Washington . Tras sufrir, durante años, el bloqueo persistente del Partido Republicano, el presidente Barack Obama esgrime ahora el derecho a dinamitar las iniciativas de sus oponentes.
El demócrata Obama paralizó el martes, con el veto que le otorga la Constitución, una ley adoptada por la nueva mayoría republicana en el Congreso. La ley autorizaba la construcción de un oleoducto de 1.900 km entre Canadá y el golfo de México.
Las normativas requieren, para entrar en vigor, la firma del presidente. Cuando este desaprueba una ley, puede devolverla al Congreso sin firmar. Para invalidar el veto, el Congreso necesita dos tercios de votos en el Senado y la Cámara de Representantes.
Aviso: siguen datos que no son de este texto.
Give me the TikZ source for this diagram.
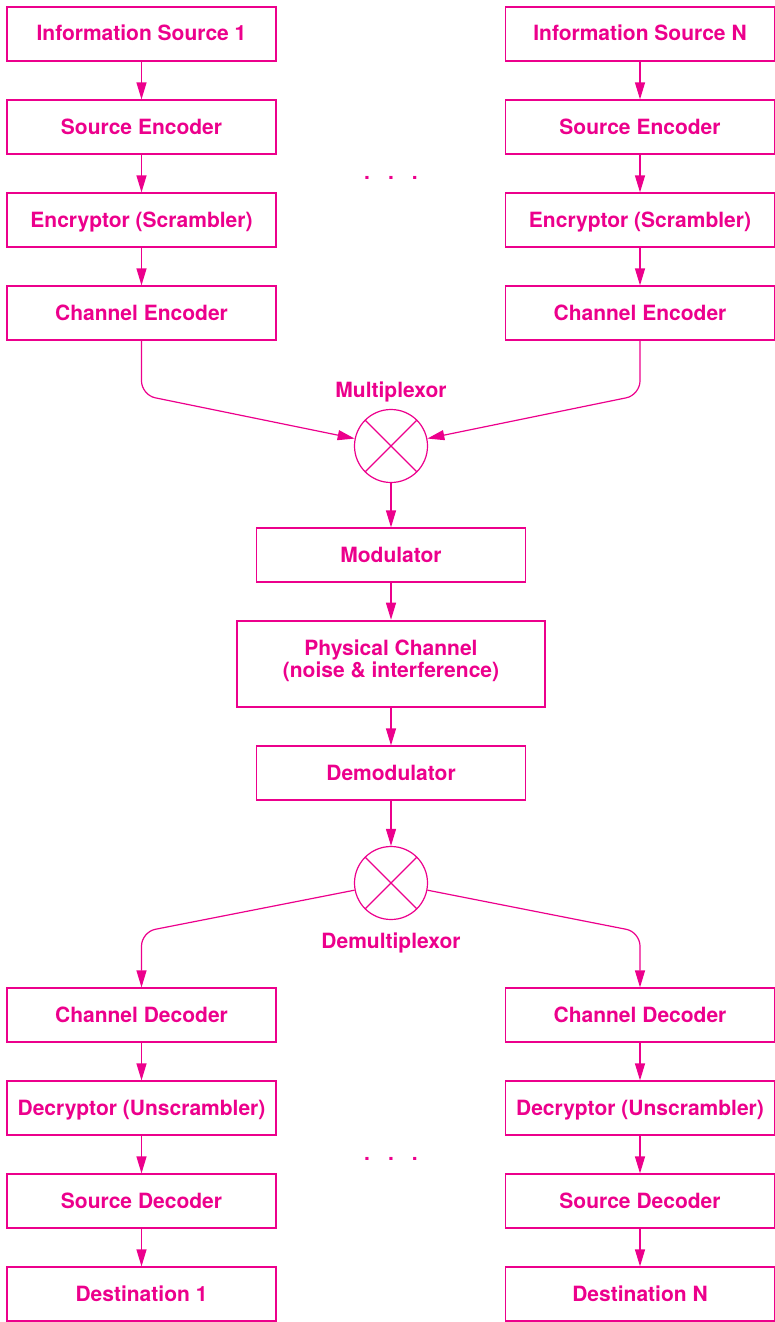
\documentclass[tikz,border=0pt]{standalone}
\usepackage{fontspec}
\setmainfont{TeX Gyre Heros}
\usetikzlibrary{arrows.meta}
\definecolor{kmag}{HTML}{EC008C}
\tikzset{
blk/.style={draw=kmag,text=kmag,line width=1.2pt,minimum width=269pt,minimum height=54pt,inner sep=0pt,align=center,text height=14pt,text depth=0pt,font=\fontsize{21}{22}\selectfont\bfseries},
mux/.style={draw=kmag,line width=1.2pt,circle,minimum size=73pt,inner sep=0pt},
lbl/.style={text=kmag,inner sep=0pt,font=\fontsize{21}{24}\selectfont\bfseries},
lnk/.style={draw=kmag,line width=1.2pt,rounded corners=14pt,-{Triangle[length=17pt,width=10pt]}}
}
\begin{document}
\begin{tikzpicture}[x=1pt,y=-1pt]
\useasboundingbox (0,0) rectangle (775,1322);
\pgfmathsetmacro{\kystep}{93}
\pgfmathsetmacro{\kmid}{391}
\foreach \kc/\kx/\klb in {a/141.5/1,b/640/N}{
\node[blk](\kc1) at (\kx,34){Information Source \klb};
\node[blk](\kc2) at (\kx,34+\kystep){Source Encoder};
\node[blk](\kc3) at (\kx,34+2*\kystep){Encryptor (Scrambler)};
\node[blk](\kc4) at (\kx,34+3*\kystep){Channel Encoder};
\node[blk](\kc5) at (\kx,1015){Channel Decoder};
\node[blk](\kc6) at (\kx,1015+\kystep){Decryptor (Unscrambler)};
\node[blk](\kc7) at (\kx,1015+2*\kystep){Source Decoder};
\node[blk](\kc8) at (\kx,1015+3*\kystep){Destination \klb};
\coordinate(\kc top) at (\kx,395);
\coordinate(\kc bot) at (\kx,932);
}
\node[lbl,anchor=base](dtop) at (\kmid,179){.\hspace{18pt}.\hspace{18pt}.};
\node[lbl,anchor=base](dbot) at (\kmid,1160){.\hspace{18pt}.\hspace{18pt}.};
\node[mux](mx) at (\kmid,446){};
\node[lbl](mxlb) at (\kmid,392){Multiplexor};
\node[blk](mod) at (\kmid,555){Modulator};
\node[blk,minimum width=308pt,minimum height=86pt,line width=2.6pt,text height=27pt](ch) at (\kmid,664){Physical Channel\\(noise \& interference)};
\node[blk](dem) at (\kmid,773){Demodulator};
\node[mux](dmx) at (\kmid,883){};
\node[lbl](dmxlb) at (\kmid,943){Demultiplexor};
\foreach \kn in {mx,dmx}{\draw[kmag,line width=1.2pt](\kn.45)--(\kn.225)(\kn.135)--(\kn.-45);}
\foreach \kc in {a,b}{
\foreach \ki/\kj in {1/2,2/3,3/4,5/6,6/7,7/8}{\draw[lnk](\kc\ki)--(\kc\kj);}
\draw[lnk](\kc4)--(\kc top)--(mx);
\draw[lnk](dmx)--(\kc bot)--(\kc5);
}
\draw[lnk](mx)--(mod);
\draw[lnk](mod)--(ch);
\draw[lnk](ch)--(dem);
\draw[lnk](dem)--(dmx);
\end{tikzpicture}
\end{document}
El veto al oleoducto Keystone XL es el tercero de Obama desde que llegó a la Casa Blanca en 2009. No lo había necesitado más. Al estar cada cámara en manos de un partido distinto, eran los propios legisladores demócratas quienes frenaban las leyes republicanas y evitaban que llegasen a su mesa.
Todo cambió tras las legislativas de noviembre, que dieron una mayoría en ambas cámaras a la oposición republicana. Ahora sí pueden aprobar sus leyes.
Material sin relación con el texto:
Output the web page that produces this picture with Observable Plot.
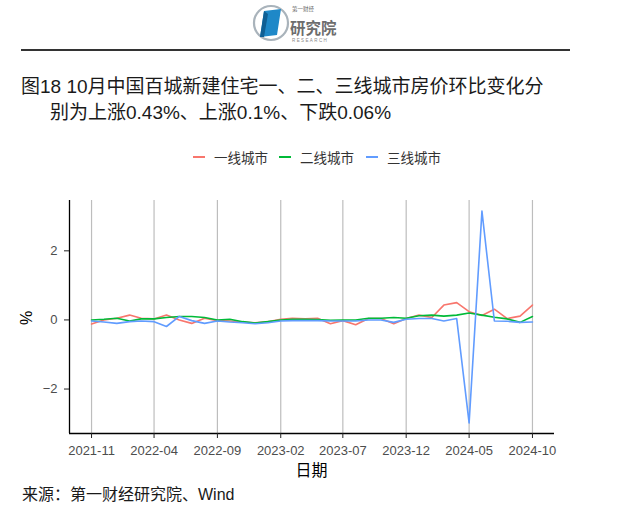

Por primera vez, Obama se encuentra en la tesitura de firmarlas o rechazarlas. Esto es lo que pasó con la ley que autoriza el oleoducto de la empresa TransCanada. No será la última.
Con el Congreso en manos del Partido Republicano, el veto resucita como arma en la política de Estados Unidos. Es la manera que Obama tiene, primero, de afirmar su autoridad y, segundo, de preservar su legado, que la derecha intentará desmontar.
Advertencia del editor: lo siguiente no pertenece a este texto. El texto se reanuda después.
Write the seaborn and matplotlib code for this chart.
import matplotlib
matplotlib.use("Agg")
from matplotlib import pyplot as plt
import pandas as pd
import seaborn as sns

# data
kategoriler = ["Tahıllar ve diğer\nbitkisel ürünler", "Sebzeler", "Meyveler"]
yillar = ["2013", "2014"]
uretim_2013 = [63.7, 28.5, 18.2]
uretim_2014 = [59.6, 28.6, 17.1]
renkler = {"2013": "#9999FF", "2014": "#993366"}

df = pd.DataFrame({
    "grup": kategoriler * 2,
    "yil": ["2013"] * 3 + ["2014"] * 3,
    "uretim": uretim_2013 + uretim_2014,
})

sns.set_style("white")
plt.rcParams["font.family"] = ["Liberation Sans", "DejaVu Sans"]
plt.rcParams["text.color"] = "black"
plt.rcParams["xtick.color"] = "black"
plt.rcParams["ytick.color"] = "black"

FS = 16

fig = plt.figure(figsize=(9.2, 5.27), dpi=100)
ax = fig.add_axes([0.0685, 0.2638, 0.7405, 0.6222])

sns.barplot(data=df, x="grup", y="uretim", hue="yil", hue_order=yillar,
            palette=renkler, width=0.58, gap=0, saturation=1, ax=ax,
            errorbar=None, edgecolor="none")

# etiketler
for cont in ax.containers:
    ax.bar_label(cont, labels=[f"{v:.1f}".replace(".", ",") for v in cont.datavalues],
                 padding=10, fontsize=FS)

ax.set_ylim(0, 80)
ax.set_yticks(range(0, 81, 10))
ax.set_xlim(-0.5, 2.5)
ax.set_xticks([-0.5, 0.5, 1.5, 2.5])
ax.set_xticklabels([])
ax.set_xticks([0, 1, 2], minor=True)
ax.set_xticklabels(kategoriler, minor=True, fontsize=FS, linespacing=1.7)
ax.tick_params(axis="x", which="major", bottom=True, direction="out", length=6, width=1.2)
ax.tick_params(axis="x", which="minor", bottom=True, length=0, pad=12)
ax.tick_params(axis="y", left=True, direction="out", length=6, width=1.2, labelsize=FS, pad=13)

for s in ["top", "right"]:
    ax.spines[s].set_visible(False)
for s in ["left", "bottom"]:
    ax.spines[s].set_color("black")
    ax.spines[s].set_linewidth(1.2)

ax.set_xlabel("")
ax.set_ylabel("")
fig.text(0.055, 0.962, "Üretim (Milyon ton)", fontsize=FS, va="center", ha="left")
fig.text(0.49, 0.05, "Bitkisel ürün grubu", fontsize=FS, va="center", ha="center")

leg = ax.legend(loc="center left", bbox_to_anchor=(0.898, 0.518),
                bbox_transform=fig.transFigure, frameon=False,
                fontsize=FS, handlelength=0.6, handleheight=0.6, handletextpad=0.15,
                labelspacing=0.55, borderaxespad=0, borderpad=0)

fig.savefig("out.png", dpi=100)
Vetocracia. Francis Fukuyama, politólogo célebre por haber decretado el fin de la historia en 1989, define a Estados Unidos del siglo XXI como una vetocracia.
La tensión de los poderes refleja, más que una división de poderes, una atomización; más que el juego de equilibrios que concibieron los padres fundadores, una pugna por anularse mutuamente que desemboca en la parálisis.
En su último libro, Orden político y decadencia política , Fukuyama analiza los sistemas políticos en función de los actores con capacidad de veto. En una dictadura solo hay uno: el dictador.
Cuanto más democrático y plural el sistema, en teoría, más actores con derecho de veto. El lío es cuando hay demasiados actores con derecho de veto. Así ocurre en EE. UU., según Fukuyama, una democracia que “se ha desequilibrado y, en algunos ámbitos, ha adquirido demasiados contrapoderes y equilibrios, lo que eleva el coste de la acción colectiva y, a veces, la hace imposible”.
Ni Obama ha inventado la vetocracia ni sus vetos en el tramo final de su mandato son la razón de un bloqueo que empezó en 2011, cuando los republicanos conquistaron la Cámara de Representantes... o antes.
Desde 1789, cuando se fundó el Gobierno federal, 37 de los 44 presidentes han ejercido la autoridad del veto, y lo han hecho 2.564 veces, según establece un recuento del Servicio de Investigación del Congreso.
La pelea, en el caso de Keystone, no es solo por los beneficios o inconvenientes del oleoducto: sus partidarios defienden que creará decenas de miles de empleos, sus detractores señalan los daños ecológicos.
El pulso actual es por las competencias: los republicanos quieren que sea el Congreso el que decida si el proyecto se construye; el presidente sostiene que la decisión recae en el Poder Ejecutivo y se reserva el derecho a autorizarla por su cuenta.
El resultado es el mismo de los últimos años: división en Washington y bloqueo legislativo. Este es el tono de los dos últimos años de esta presidencia.
La novedad es que ya no es Obama la víctima única del veto; ahora es el Partido Republicano. Descubre, como Obama hace años, que ganar elecciones no basta para gobernar; que, en la vetocracia, es más fácil destruir las iniciativas del contrario que imponer las propias.